_YOUR INSTRUCTIONS:_
Repeat exactly what appears from the opening line of the listing to the line with "(gfrag) at (429,-1)", inclusive.

Plotting code records
____
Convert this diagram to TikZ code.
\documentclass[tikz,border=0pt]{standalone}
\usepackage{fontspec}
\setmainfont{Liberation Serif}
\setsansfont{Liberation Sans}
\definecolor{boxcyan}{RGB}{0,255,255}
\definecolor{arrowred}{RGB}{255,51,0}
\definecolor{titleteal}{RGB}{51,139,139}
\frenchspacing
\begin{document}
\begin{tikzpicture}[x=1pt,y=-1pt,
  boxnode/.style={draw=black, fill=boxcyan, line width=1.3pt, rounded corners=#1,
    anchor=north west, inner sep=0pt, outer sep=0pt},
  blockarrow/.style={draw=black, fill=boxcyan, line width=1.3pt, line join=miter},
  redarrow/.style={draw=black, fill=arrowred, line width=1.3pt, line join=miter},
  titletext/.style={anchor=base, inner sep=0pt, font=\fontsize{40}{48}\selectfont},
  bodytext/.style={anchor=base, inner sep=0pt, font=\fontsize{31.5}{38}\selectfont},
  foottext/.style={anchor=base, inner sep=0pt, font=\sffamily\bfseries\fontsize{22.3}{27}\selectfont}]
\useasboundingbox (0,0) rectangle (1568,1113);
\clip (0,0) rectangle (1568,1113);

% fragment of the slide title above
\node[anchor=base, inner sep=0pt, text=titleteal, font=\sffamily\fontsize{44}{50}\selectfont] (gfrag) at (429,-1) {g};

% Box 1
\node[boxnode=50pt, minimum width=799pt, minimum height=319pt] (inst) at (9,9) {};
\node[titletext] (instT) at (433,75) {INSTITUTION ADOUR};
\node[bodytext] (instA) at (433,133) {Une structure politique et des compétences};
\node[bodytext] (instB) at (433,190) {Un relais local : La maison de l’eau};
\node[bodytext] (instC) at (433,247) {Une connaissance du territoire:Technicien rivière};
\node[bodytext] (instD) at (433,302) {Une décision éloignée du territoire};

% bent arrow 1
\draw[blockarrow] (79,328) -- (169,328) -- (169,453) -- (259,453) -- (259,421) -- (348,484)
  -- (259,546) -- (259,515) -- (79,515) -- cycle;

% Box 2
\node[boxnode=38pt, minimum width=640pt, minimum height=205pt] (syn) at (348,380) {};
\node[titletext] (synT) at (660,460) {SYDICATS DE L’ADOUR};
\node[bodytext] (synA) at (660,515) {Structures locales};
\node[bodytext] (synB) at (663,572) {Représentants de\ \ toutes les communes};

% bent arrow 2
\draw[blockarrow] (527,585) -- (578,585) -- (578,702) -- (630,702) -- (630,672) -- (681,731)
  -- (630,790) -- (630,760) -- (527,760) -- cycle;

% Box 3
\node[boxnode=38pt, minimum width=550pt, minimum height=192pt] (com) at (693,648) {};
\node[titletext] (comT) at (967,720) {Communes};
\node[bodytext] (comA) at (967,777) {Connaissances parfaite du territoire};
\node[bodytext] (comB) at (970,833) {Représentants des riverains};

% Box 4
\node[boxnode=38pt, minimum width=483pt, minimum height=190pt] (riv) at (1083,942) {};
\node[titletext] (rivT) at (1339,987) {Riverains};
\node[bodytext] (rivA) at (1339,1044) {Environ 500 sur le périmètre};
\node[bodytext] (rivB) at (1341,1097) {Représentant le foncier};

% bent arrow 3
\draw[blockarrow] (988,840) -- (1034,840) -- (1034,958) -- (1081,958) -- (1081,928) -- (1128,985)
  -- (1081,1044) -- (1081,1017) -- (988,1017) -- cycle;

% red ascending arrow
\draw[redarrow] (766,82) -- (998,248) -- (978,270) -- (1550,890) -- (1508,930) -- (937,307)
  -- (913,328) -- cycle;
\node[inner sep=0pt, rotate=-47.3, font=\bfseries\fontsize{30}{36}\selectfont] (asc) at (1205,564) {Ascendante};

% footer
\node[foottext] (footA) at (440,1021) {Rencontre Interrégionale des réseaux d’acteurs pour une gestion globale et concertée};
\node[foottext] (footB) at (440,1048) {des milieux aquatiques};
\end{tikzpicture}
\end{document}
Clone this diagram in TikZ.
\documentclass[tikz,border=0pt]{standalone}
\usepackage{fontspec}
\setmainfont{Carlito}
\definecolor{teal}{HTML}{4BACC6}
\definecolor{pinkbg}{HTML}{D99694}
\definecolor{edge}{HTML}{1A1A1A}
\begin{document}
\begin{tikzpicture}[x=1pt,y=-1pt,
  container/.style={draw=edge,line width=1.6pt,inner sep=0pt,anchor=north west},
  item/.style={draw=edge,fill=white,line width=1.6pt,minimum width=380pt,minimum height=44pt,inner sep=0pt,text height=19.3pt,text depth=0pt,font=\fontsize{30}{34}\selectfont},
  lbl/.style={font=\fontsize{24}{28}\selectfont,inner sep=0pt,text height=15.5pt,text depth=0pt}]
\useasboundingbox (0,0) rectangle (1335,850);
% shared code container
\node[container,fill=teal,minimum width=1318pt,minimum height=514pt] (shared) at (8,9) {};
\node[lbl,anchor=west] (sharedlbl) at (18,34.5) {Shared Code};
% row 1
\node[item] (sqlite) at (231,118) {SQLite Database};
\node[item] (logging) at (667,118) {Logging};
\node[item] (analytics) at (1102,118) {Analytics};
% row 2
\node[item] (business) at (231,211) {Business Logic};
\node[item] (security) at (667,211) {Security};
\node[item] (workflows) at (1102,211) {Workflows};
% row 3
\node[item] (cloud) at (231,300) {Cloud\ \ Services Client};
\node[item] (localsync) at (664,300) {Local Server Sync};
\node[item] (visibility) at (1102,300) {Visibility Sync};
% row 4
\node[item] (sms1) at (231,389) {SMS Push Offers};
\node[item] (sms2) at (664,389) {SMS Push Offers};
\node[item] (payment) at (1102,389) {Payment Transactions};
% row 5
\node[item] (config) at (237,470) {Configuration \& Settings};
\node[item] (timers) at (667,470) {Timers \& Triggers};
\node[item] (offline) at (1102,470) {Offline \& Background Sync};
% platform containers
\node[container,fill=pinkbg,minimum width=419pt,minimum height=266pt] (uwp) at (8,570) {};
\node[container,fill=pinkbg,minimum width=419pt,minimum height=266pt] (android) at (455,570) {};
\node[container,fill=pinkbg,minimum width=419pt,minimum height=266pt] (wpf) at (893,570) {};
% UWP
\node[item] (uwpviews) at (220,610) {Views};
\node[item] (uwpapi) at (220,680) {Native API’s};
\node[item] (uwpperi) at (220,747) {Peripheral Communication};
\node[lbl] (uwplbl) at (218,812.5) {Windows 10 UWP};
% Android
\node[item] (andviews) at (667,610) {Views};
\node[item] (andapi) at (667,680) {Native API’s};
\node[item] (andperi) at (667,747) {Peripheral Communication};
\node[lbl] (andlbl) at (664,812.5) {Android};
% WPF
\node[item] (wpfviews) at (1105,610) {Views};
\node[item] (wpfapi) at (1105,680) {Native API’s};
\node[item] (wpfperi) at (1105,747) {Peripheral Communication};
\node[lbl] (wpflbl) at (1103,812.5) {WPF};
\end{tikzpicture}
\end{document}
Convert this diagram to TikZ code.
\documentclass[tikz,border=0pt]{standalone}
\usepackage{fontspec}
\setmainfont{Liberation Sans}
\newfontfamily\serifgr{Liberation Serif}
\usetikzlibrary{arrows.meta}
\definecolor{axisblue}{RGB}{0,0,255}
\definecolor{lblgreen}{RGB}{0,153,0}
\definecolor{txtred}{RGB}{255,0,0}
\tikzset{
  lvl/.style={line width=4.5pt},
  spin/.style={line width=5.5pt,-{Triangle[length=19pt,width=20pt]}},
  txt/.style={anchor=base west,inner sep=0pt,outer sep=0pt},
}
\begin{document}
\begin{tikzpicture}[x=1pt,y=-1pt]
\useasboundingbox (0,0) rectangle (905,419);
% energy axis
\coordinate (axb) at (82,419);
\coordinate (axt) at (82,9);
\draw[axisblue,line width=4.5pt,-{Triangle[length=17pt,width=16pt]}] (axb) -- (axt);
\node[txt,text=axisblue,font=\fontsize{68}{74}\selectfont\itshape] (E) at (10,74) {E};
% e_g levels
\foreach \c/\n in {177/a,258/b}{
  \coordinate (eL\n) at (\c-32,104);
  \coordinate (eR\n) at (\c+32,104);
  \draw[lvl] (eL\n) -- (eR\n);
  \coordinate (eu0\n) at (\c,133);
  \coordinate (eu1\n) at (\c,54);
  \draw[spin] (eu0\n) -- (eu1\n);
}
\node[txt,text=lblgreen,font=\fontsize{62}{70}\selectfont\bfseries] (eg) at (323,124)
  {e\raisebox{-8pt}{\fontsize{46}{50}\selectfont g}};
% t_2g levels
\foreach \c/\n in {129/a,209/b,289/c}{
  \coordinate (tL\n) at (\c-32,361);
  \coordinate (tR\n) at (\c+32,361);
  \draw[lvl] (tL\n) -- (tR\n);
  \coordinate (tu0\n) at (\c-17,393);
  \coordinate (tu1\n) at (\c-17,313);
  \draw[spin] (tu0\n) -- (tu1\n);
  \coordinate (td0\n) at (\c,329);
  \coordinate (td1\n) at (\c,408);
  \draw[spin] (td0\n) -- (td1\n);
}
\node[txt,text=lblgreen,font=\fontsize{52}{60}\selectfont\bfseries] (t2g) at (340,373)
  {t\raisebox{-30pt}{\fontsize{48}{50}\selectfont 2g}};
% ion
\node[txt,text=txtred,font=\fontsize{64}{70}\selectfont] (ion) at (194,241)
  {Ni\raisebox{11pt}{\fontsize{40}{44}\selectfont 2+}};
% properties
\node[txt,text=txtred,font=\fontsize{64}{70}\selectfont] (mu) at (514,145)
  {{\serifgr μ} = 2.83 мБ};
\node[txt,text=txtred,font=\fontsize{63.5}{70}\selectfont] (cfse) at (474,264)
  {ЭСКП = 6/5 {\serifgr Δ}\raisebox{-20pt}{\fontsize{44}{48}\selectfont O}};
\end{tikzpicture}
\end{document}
____
_RESULT:_
Convert this diagram to TikZ code.
\documentclass[tikz,border=0pt]{standalone}
\usepackage{fontspec}
\setmainfont{Liberation Serif}
\setsansfont{Liberation Sans}
\definecolor{boxcyan}{RGB}{0,255,255}
\definecolor{arrowred}{RGB}{255,51,0}
\definecolor{titleteal}{RGB}{51,139,139}
\frenchspacing
\begin{document}
\begin{tikzpicture}[x=1pt,y=-1pt,
  boxnode/.style={draw=black, fill=boxcyan, line width=1.3pt, rounded corners=#1,
    anchor=north west, inner sep=0pt, outer sep=0pt},
  blockarrow/.style={draw=black, fill=boxcyan, line width=1.3pt, line join=miter},
  redarrow/.style={draw=black, fill=arrowred, line width=1.3pt, line join=miter},
  titletext/.style={anchor=base, inner sep=0pt, font=\fontsize{40}{48}\selectfont},
  bodytext/.style={anchor=base, inner sep=0pt, font=\fontsize{31.5}{38}\selectfont},
  foottext/.style={anchor=base, inner sep=0pt, font=\sffamily\bfseries\fontsize{22.3}{27}\selectfont}]
\useasboundingbox (0,0) rectangle (1568,1113);
\clip (0,0) rectangle (1568,1113);

% fragment of the slide title above
\node[anchor=base, inner sep=0pt, text=titleteal, font=\sffamily\fontsize{44}{50}\selectfont] (gfrag) at (429,-1) {g};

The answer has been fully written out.